Recorded information
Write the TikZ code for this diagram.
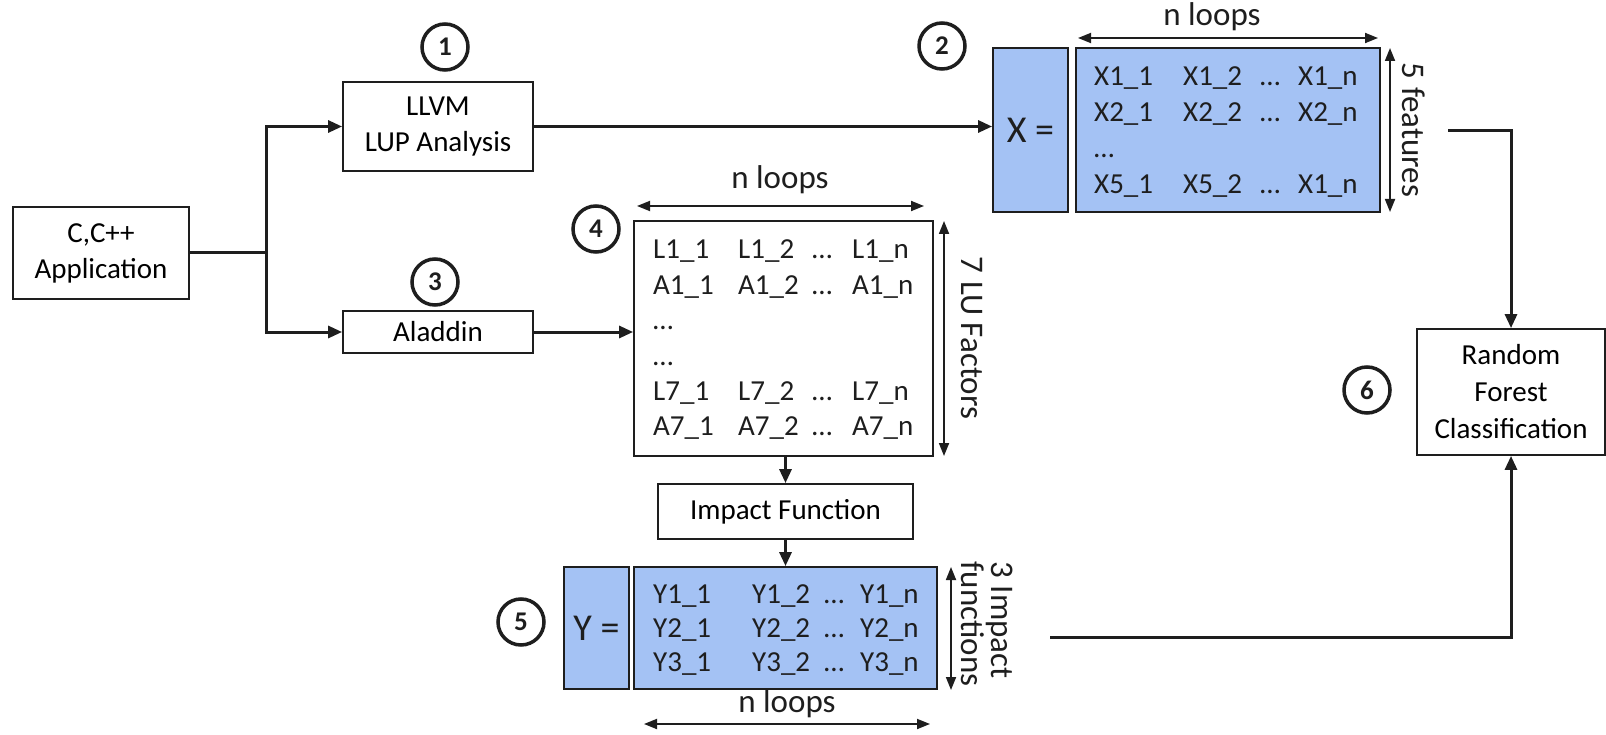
\documentclass[tikz,border=0pt]{standalone}
\usepackage{fontspec}
\setmainfont{Carlito}
\usetikzlibrary{arrows.meta}
\definecolor{matblue}{RGB}{164,194,244}
\definecolor{ink}{RGB}{30,30,30}
% one matrix row: three column widths, then the first, second and last entries
\newcommand{\matrow}[6]{\makebox[#1][l]{#4}\makebox[#2][l]{#5}\makebox[#3][l]{\dots}#6}
\tikzset{
  box/.style={draw=ink, line width=1.8pt, fill=white, align=center, inner sep=0pt, font=\fontsize{29}{36}\selectfont},
  mat/.style={draw=ink, line width=1.8pt, fill=matblue, inner sep=0pt},
  eqlabel/.style={font=\fontsize{38}{38}\selectfont, text=ink},
  entries/.style={anchor=west, align=left, inner sep=0pt, text=ink},
  flow/.style={draw=ink, line width=3pt, -{Triangle[length=14pt,width=12pt]}},
  wire/.style={draw=ink, line width=3pt},
  dim/.style={draw=ink, line width=1.8pt, {Triangle[length=13pt,width=10pt]}-{Triangle[length=13pt,width=10pt]}},
  dimlabel/.style={font=\fontsize{33}{30}\selectfont, text=ink, inner sep=0pt, align=center},
  stepnum/.style={draw=ink, circle, line width=3.5pt, minimum size=46pt, inner sep=0pt, font=\fontsize{27}{27}\selectfont\bfseries, text=ink},
}
\begin{document}
\begin{tikzpicture}[x=1pt,y=-1pt]
\useasboundingbox[fill=white] (0,0) rectangle (1606,735);

% input program
\node[box, minimum width=176pt, minimum height=92pt] (app) at (101,253) {C,C++\\Application};

% stage 1: static analysis
\node[box, minimum width=190pt, minimum height=89pt] (llvm) at (438,126.5) {LLVM\\LUP Analysis};
\node[stepnum] (s1) at (445,47) {1};

% stage 3: simulation
\node[box, minimum width=190pt, minimum height=42pt] (ala) at (438,332) {Aladdin};
\node[stepnum] (s3) at (435,282) {3};

% stage 2: feature matrix X
\node[mat, minimum width=75pt, minimum height=164pt] (xeq) at (1030.5,130) {};
\node[eqlabel] (xeqt) at (xeq.center) {X =};
\node[mat, minimum width=304pt, minimum height=164pt] (xdat) at (1228,130) {};
\node[entries, font=\fontsize{29}{35.7}\selectfont] (xent) at (1094,132) {%
  \matrow{89pt}{77pt}{38pt}{X1\_1}{X1\_2}{X1\_n}\\
  \matrow{89pt}{77pt}{38pt}{X2\_1}{X2\_2}{X2\_n}\\
  \dots\\
  \matrow{89pt}{77pt}{38pt}{X5\_1}{X5\_2}{X1\_n}};
\node[stepnum] (s2) at (942,46) {2};
\coordinate (xtl) at (1078,38);
\coordinate (xtr) at (1378,38);
\draw[dim] (xtl) -- (xtr);
\node[dimlabel] (xloops) at (1212,17) {n loops};
\coordinate (xrt) at (1390,48);
\coordinate (xrb) at (1390,212);
\draw[dim] (xrt) -- (xrb);
\node[dimlabel, rotate=-90] (xfeat) at (1414,130) {5 features};

% stage 4: LU factor matrix
\node[box, minimum width=299pt, minimum height=235pt] (lu) at (783.5,338.5) {};
\node[entries, font=\fontsize{29}{35.4}\selectfont] (luent) at (653,340) {%
  \matrow{85pt}{74pt}{40pt}{L1\_1}{L1\_2}{L1\_n}\\
  \matrow{85pt}{74pt}{40pt}{A1\_1}{A1\_2}{A1\_n}\\
  \dots\\
  \dots\\
  \matrow{85pt}{74pt}{40pt}{L7\_1}{L7\_2}{L7\_n}\\
  \matrow{85pt}{74pt}{40pt}{A7\_1}{A7\_2}{A7\_n}};
\node[stepnum] (s4) at (596,229) {4};
\coordinate (ltl) at (637,206);
\coordinate (ltr) at (924,206);
\draw[dim] (ltl) -- (ltr);
\node[dimlabel] (lloops) at (780,180) {n loops};
\coordinate (lrt) at (944,221);
\coordinate (lrb) at (944,456);
\draw[dim] (lrt) -- (lrb);
\node[dimlabel, rotate=-90] (lfac) at (972,338) {7 LU Factors};

% impact function
\node[box, minimum width=255pt, minimum height=55pt] (imp) at (785.5,511.5) {Impact Function};

% stage 5: target matrix Y
\node[mat, minimum width=65pt, minimum height=122pt] (yeq) at (596.5,628) {};
\node[eqlabel] (yeqt) at (yeq.center) {Y =};
\node[mat, minimum width=303pt, minimum height=122pt] (ydat) at (785.5,628) {};
\node[entries, font=\fontsize{29}{34}\selectfont] (yent) at (653,630) {%
  \matrow{99pt}{72pt}{36pt}{Y1\_1}{Y1\_2}{Y1\_n}\\
  \matrow{99pt}{72pt}{36pt}{Y2\_1}{Y2\_2}{Y2\_n}\\
  \matrow{99pt}{72pt}{36pt}{Y3\_1}{Y3\_2}{Y3\_n}};
\node[stepnum] (s5) at (521,622) {5};
\coordinate (yrt) at (951,567);
\coordinate (yrb) at (951,690);
\draw[dim] (yrt) -- (yrb);
\node[dimlabel, rotate=-90, align=left] (yfun) at (987,624) {3 Impact\\functions};
\node[dimlabel] (yloops) at (787,704) {n loops};
\coordinate (ybl) at (644,724);
\coordinate (ybr) at (930,724);
\draw[dim] (ybl) -- (ybr);

% stage 6: classifier
\node[box, minimum width=188pt, minimum height=126pt, font=\fontsize{29}{37}\selectfont] (rf) at (1511,392) {Random\\Forest\\Classification};
\node[stepnum] (s6) at (1367,390) {6};

% connectors
\coordinate (br) at (266,253);
\draw[wire] (app.east) -- (br);
\draw[flow] (br) |- (llvm.west);
\draw[flow] (br) |- (ala.west);
\draw[flow] (llvm.east) -- (llvm.east -| xeq.west);
\draw[flow] (ala.east) -- (ala.east -| lu.west);
\draw[flow] (imp.north |- lu.south) -- (imp.north);
\draw[flow] (imp.south) -- (imp.south |- ydat.north);
\coordinate (xout) at (1448,131);
\draw[flow] (xout) -| (rf.north);
\coordinate (yout) at (1050,637);
\draw[flow] (yout) -| (rf.south);
\end{tikzpicture}
\end{document}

Work to do
Retype the listing exactly. Pictures do not belong in the copy.

Worked answer
Write the TikZ code for this diagram.
\documentclass[tikz,border=0pt]{standalone}
\usepackage{fontspec}
\setmainfont{Carlito}
\usetikzlibrary{arrows.meta}
\definecolor{matblue}{RGB}{164,194,244}
\definecolor{ink}{RGB}{30,30,30}
% one matrix row: three column widths, then the first, second and last entries
\newcommand{\matrow}[6]{\makebox[#1][l]{#4}\makebox[#2][l]{#5}\makebox[#3][l]{\dots}#6}
\tikzset{
  box/.style={draw=ink, line width=1.8pt, fill=white, align=center, inner sep=0pt, font=\fontsize{29}{36}\selectfont},
  mat/.style={draw=ink, line width=1.8pt, fill=matblue, inner sep=0pt},
  eqlabel/.style={font=\fontsize{38}{38}\selectfont, text=ink},
  entries/.style={anchor=west, align=left, inner sep=0pt, text=ink},
  flow/.style={draw=ink, line width=3pt, -{Triangle[length=14pt,width=12pt]}},
  wire/.style={draw=ink, line width=3pt},
  dim/.style={draw=ink, line width=1.8pt, {Triangle[length=13pt,width=10pt]}-{Triangle[length=13pt,width=10pt]}},
  dimlabel/.style={font=\fontsize{33}{30}\selectfont, text=ink, inner sep=0pt, align=center},
  stepnum/.style={draw=ink, circle, line width=3.5pt, minimum size=46pt, inner sep=0pt, font=\fontsize{27}{27}\selectfont\bfseries, text=ink},
}
\begin{document}
\begin{tikzpicture}[x=1pt,y=-1pt]
\useasboundingbox[fill=white] (0,0) rectangle (1606,735);

% input program
\node[box, minimum width=176pt, minimum height=92pt] (app) at (101,253) {C,C++\\Application};

% stage 1: static analysis
\node[box, minimum width=190pt, minimum height=89pt] (llvm) at (438,126.5) {LLVM\\LUP Analysis};
\node[stepnum] (s1) at (445,47) {1};

% stage 3: simulation
\node[box, minimum width=190pt, minimum height=42pt] (ala) at (438,332) {Aladdin};
\node[stepnum] (s3) at (435,282) {3};

% stage 2: feature matrix X
\node[mat, minimum width=75pt, minimum height=164pt] (xeq) at (1030.5,130) {};
\node[eqlabel] (xeqt) at (xeq.center) {X =};
\node[mat, minimum width=304pt, minimum height=164pt] (xdat) at (1228,130) {};
\node[entries, font=\fontsize{29}{35.7}\selectfont] (xent) at (1094,132) {%
  \matrow{89pt}{77pt}{38pt}{X1\_1}{X1\_2}{X1\_n}\\
  \matrow{89pt}{77pt}{38pt}{X2\_1}{X2\_2}{X2\_n}\\
  \dots\\
  \matrow{89pt}{77pt}{38pt}{X5\_1}{X5\_2}{X1\_n}};
\node[stepnum] (s2) at (942,46) {2};
\coordinate (xtl) at (1078,38);
\coordinate (xtr) at (1378,38);
\draw[dim] (xtl) -- (xtr);
\node[dimlabel] (xloops) at (1212,17) {n loops};
\coordinate (xrt) at (1390,48);
\coordinate (xrb) at (1390,212);
\draw[dim] (xrt) -- (xrb);
\node[dimlabel, rotate=-90] (xfeat) at (1414,130) {5 features};

% stage 4: LU factor matrix
\node[box, minimum width=299pt, minimum height=235pt] (lu) at (783.5,338.5) {};
\node[entries, font=\fontsize{29}{35.4}\selectfont] (luent) at (653,340) {%
  \matrow{85pt}{74pt}{40pt}{L1\_1}{L1\_2}{L1\_n}\\
  \matrow{85pt}{74pt}{40pt}{A1\_1}{A1\_2}{A1\_n}\\
  \dots\\
  \dots\\
  \matrow{85pt}{74pt}{40pt}{L7\_1}{L7\_2}{L7\_n}\\
  \matrow{85pt}{74pt}{40pt}{A7\_1}{A7\_2}{A7\_n}};
\node[stepnum] (s4) at (596,229) {4};
\coordinate (ltl) at (637,206);
\coordinate (ltr) at (924,206);
\draw[dim] (ltl) -- (ltr);
\node[dimlabel] (lloops) at (780,180) {n loops};
\coordinate (lrt) at (944,221);
\coordinate (lrb) at (944,456);
\draw[dim] (lrt) -- (lrb);
\node[dimlabel, rotate=-90] (lfac) at (972,338) {7 LU Factors};

% impact function
\node[box, minimum width=255pt, minimum height=55pt] (imp) at (785.5,511.5) {Impact Function};

% stage 5: target matrix Y
\node[mat, minimum width=65pt, minimum height=122pt] (yeq) at (596.5,628) {};
\node[eqlabel] (yeqt) at (yeq.center) {Y =};
\node[mat, minimum width=303pt, minimum height=122pt] (ydat) at (785.5,628) {};
\node[entries, font=\fontsize{29}{34}\selectfont] (yent) at (653,630) {%
  \matrow{99pt}{72pt}{36pt}{Y1\_1}{Y1\_2}{Y1\_n}\\
  \matrow{99pt}{72pt}{36pt}{Y2\_1}{Y2\_2}{Y2\_n}\\
  \matrow{99pt}{72pt}{36pt}{Y3\_1}{Y3\_2}{Y3\_n}};
\node[stepnum] (s5) at (521,622) {5};
\coordinate (yrt) at (951,567);
\coordinate (yrb) at (951,690);
\draw[dim] (yrt) -- (yrb);
\node[dimlabel, rotate=-90, align=left] (yfun) at (987,624) {3 Impact\\functions};
\node[dimlabel] (yloops) at (787,704) {n loops};
\coordinate (ybl) at (644,724);
\coordinate (ybr) at (930,724);
\draw[dim] (ybl) -- (ybr);

% stage 6: classifier
\node[box, minimum width=188pt, minimum height=126pt, font=\fontsize{29}{37}\selectfont] (rf) at (1511,392) {Random\\Forest\\Classification};
\node[stepnum] (s6) at (1367,390) {6};

% connectors
\coordinate (br) at (266,253);
\draw[wire] (app.east) -- (br);
\draw[flow] (br) |- (llvm.west);
\draw[flow] (br) |- (ala.west);
\draw[flow] (llvm.east) -- (llvm.east -| xeq.west);
\draw[flow] (ala.east) -- (ala.east -| lu.west);
\draw[flow] (imp.north |- lu.south) -- (imp.north);
\draw[flow] (imp.south) -- (imp.south |- ydat.north);
\coordinate (xout) at (1448,131);
\draw[flow] (xout) -| (rf.north);
\coordinate (yout) at (1050,637);
\draw[flow] (yout) -| (rf.south);
\end{tikzpicture}
\end{document}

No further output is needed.